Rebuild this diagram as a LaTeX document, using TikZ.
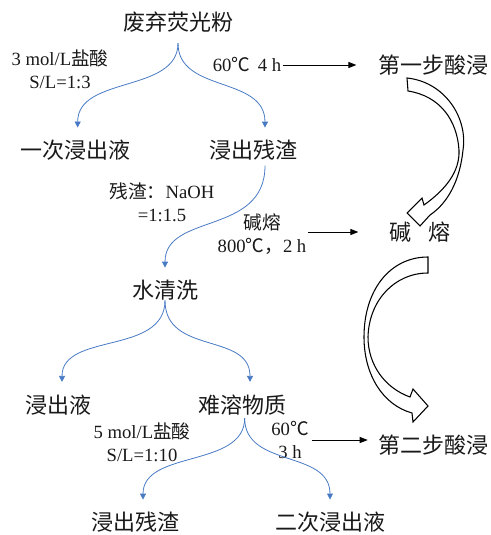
\documentclass[tikz,border=0pt]{standalone}
\usepackage{fontspec}
\setmainfont{Liberation Serif}
\newfontfamily\cjk{Noto Sans CJK SC}
\usetikzlibrary{arrows.meta}
\definecolor{flowblue}{RGB}{72,122,196}
\definecolor{txt}{RGB}{25,25,25}
\tikzset{
  mainlbl/.style={font=\cjk\fontsize{16.5}{20}\selectfont, inner sep=0pt, text=txt},
  smalllbl/.style={font=\fontsize{14}{17}\selectfont, align=center, inner sep=1pt, text=txt},
  flow/.style={draw=flowblue, line width=0.6pt, -{Triangle[length=4.5pt,width=4.5pt]}},
  blkarrow/.style={draw=black, line width=0.7pt, -{Triangle[length=6pt,width=4.5pt]}},
  hollow/.style={draw=black, fill=white, line width=0.8pt, line join=miter}
}
\begin{document}
\begin{tikzpicture}[x=0.75pt,y=-0.75pt]
\useasboundingbox (0,0) rectangle (490,535);

% main nodes
\node[mainlbl] (fei) at (178,22) {废弃荧光粉};
\node[mainlbl] (yc) at (75,150) {一次浸出液};
\node[mainlbl] (zc1) at (253,150) {浸出残渣};
\node[mainlbl] (s1) at (433,65) {第一步酸浸};
\node[mainlbl] (jr) at (420,232) {碱\hspace{13pt}熔};
\node[mainlbl] (sqx) at (165,290) {水清洗};
\node[mainlbl] (jcy) at (58,405) {浸出液};
\node[mainlbl] (nr) at (242,405) {难溶物质};
\node[mainlbl] (s2) at (433,445) {第二步酸浸};
\node[mainlbl] (zc2) at (135,522) {浸出残渣};
\node[mainlbl] (ec) at (330,522) {二次浸出液};

% condition labels
\node[smalllbl] (c1) at (60,69) {3 mol/L{\cjk 盐酸}\\S/L=1:3};
\node[smalllbl] (t1) at (247,65) {60{\cjk ℃}\,\ 4 h};
\node[smalllbl] (c2) at (162,202) {{\cjk 残渣：}NaOH\\=1:1.5};
\node[smalllbl] (jrl) at (262,234) {{\cjk 碱熔}\\800{\cjk ℃，}2 h};
\node[smalllbl] (c3) at (142,442) {5 mol/L{\cjk 盐酸}\\S/L=1:10};
\node[smalllbl] (t3) at (290,440) {60{\cjk ℃}\\3 h};

% blue flow curves
\draw[flow] ([yshift=-8pt]fei.south) .. controls +(0,50) and +(0,-52) .. ([xshift=2pt,yshift=9pt]yc.north);
\draw[flow] ([yshift=-8pt]fei.south) .. controls +(0,50) and +(0,-52) .. ([xshift=9pt,yshift=9pt]zc1.north);
\draw[flow] ([xshift=9pt,yshift=-4pt]zc1.south) .. controls +(0,70) and +(0,-55) .. ([yshift=9pt]sqx.north);
\draw[flow] (sqx.south) .. controls +(0,55) and +(0,-50) .. ([xshift=3pt,yshift=9.5pt]jcy.north);
\draw[flow] (sqx.south) .. controls +(0,55) and +(0,-50) .. ([xshift=6pt,yshift=9.5pt]nr.north);
\draw[flow] ([xshift=2pt,yshift=-2pt]nr.south) .. controls +(0,50) and +(0,-50) .. ([xshift=6pt,yshift=9pt]zc2.north);
\draw[flow] ([xshift=2pt,yshift=-2pt]nr.south) .. controls +(0,50) and +(0,-50) .. ([yshift=9pt]ec.north);

% black arrows
\draw[blkarrow, shorten >=16pt] (t1.east) -- (s1.west);
\draw[blkarrow, shorten >=23pt] (jrl.east |- jr.west) -- (jr.west);
\draw[blkarrow, shorten >=7.5pt] ([xshift=1pt]t3.east) -- (t3.east -| s2.west);

% hollow curved arrows
\draw[hollow] (407,78) .. controls (445,82) and (468,118) .. (463,150)
  .. controls (460,180) and (448,203) .. (430,215)
  -- (420,226) -- (407,213) -- (422,198) -- (424,205)
  .. controls (445,190) and (460,172) .. (459,150)
  .. controls (457,120) and (440,96) .. (408,91) -- cycle;
\draw[hollow] (428,257) -- (428,273)
  .. controls (395,273) and (369,300) .. (368,337)
  .. controls (368,365) and (385,388) .. (410,397)
  -- (413,389) -- (428,406) -- (413,422) -- (412,413)
  .. controls (383,405) and (364,375) .. (364,337)
  .. controls (364,290) and (390,257) .. (428,257) -- cycle;
\end{tikzpicture}
\end{document}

§ **Task instructions**
Copy the data character for character, but drop all pictures from the copy.

§ **Correct response**
Rebuild this diagram as a LaTeX document, using TikZ.
\documentclass[tikz,border=0pt]{standalone}
\usepackage{fontspec}
\setmainfont{Liberation Serif}
\newfontfamily\cjk{Noto Sans CJK SC}
\usetikzlibrary{arrows.meta}
\definecolor{flowblue}{RGB}{72,122,196}
\definecolor{txt}{RGB}{25,25,25}
\tikzset{
  mainlbl/.style={font=\cjk\fontsize{16.5}{20}\selectfont, inner sep=0pt, text=txt},
  smalllbl/.style={font=\fontsize{14}{17}\selectfont, align=center, inner sep=1pt, text=txt},
  flow/.style={draw=flowblue, line width=0.6pt, -{Triangle[length=4.5pt,width=4.5pt]}},
  blkarrow/.style={draw=black, line width=0.7pt, -{Triangle[length=6pt,width=4.5pt]}},
  hollow/.style={draw=black, fill=white, line width=0.8pt, line join=miter}
}
\begin{document}
\begin{tikzpicture}[x=0.75pt,y=-0.75pt]
\useasboundingbox (0,0) rectangle (490,535);

% main nodes
\node[mainlbl] (fei) at (178,22) {废弃荧光粉};
\node[mainlbl] (yc) at (75,150) {一次浸出液};
\node[mainlbl] (zc1) at (253,150) {浸出残渣};
\node[mainlbl] (s1) at (433,65) {第一步酸浸};
\node[mainlbl] (jr) at (420,232) {碱\hspace{13pt}熔};
\node[mainlbl] (sqx) at (165,290) {水清洗};
\node[mainlbl] (jcy) at (58,405) {浸出液};
\node[mainlbl] (nr) at (242,405) {难溶物质};
\node[mainlbl] (s2) at (433,445) {第二步酸浸};
\node[mainlbl] (zc2) at (135,522) {浸出残渣};
\node[mainlbl] (ec) at (330,522) {二次浸出液};

% condition labels
\node[smalllbl] (c1) at (60,69) {3 mol/L{\cjk 盐酸}\\S/L=1:3};
\node[smalllbl] (t1) at (247,65) {60{\cjk ℃}\,\ 4 h};
\node[smalllbl] (c2) at (162,202) {{\cjk 残渣：}NaOH\\=1:1.5};
\node[smalllbl] (jrl) at (262,234) {{\cjk 碱熔}\\800{\cjk ℃，}2 h};
\node[smalllbl] (c3) at (142,442) {5 mol/L{\cjk 盐酸}\\S/L=1:10};
\node[smalllbl] (t3) at (290,440) {60{\cjk ℃}\\3 h};

% blue flow curves
\draw[flow] ([yshift=-8pt]fei.south) .. controls +(0,50) and +(0,-52) .. ([xshift=2pt,yshift=9pt]yc.north);
\draw[flow] ([yshift=-8pt]fei.south) .. controls +(0,50) and +(0,-52) .. ([xshift=9pt,yshift=9pt]zc1.north);
\draw[flow] ([xshift=9pt,yshift=-4pt]zc1.south) .. controls +(0,70) and +(0,-55) .. ([yshift=9pt]sqx.north);
\draw[flow] (sqx.south) .. controls +(0,55) and +(0,-50) .. ([xshift=3pt,yshift=9.5pt]jcy.north);
\draw[flow] (sqx.south) .. controls +(0,55) and +(0,-50) .. ([xshift=6pt,yshift=9.5pt]nr.north);
\draw[flow] ([xshift=2pt,yshift=-2pt]nr.south) .. controls +(0,50) and +(0,-50) .. ([xshift=6pt,yshift=9pt]zc2.north);
\draw[flow] ([xshift=2pt,yshift=-2pt]nr.south) .. controls +(0,50) and +(0,-50) .. ([yshift=9pt]ec.north);

% black arrows
\draw[blkarrow, shorten >=16pt] (t1.east) -- (s1.west);
\draw[blkarrow, shorten >=23pt] (jrl.east |- jr.west) -- (jr.west);
\draw[blkarrow, shorten >=7.5pt] ([xshift=1pt]t3.east) -- (t3.east -| s2.west);

% hollow curved arrows
\draw[hollow] (407,78) .. controls (445,82) and (468,118) .. (463,150)
  .. controls (460,180) and (448,203) .. (430,215)
  -- (420,226) -- (407,213) -- (422,198) -- (424,205)
  .. controls (445,190) and (460,172) .. (459,150)
  .. controls (457,120) and (440,96) .. (408,91) -- cycle;
\draw[hollow] (428,257) -- (428,273)
  .. controls (395,273) and (369,300) .. (368,337)
  .. controls (368,365) and (385,388) .. (410,397)
  -- (413,389) -- (428,406) -- (413,422) -- (412,413)
  .. controls (383,405) and (364,375) .. (364,337)
  .. controls (364,290) and (390,257) .. (428,257) -- cycle;
\end{tikzpicture}
\end{document}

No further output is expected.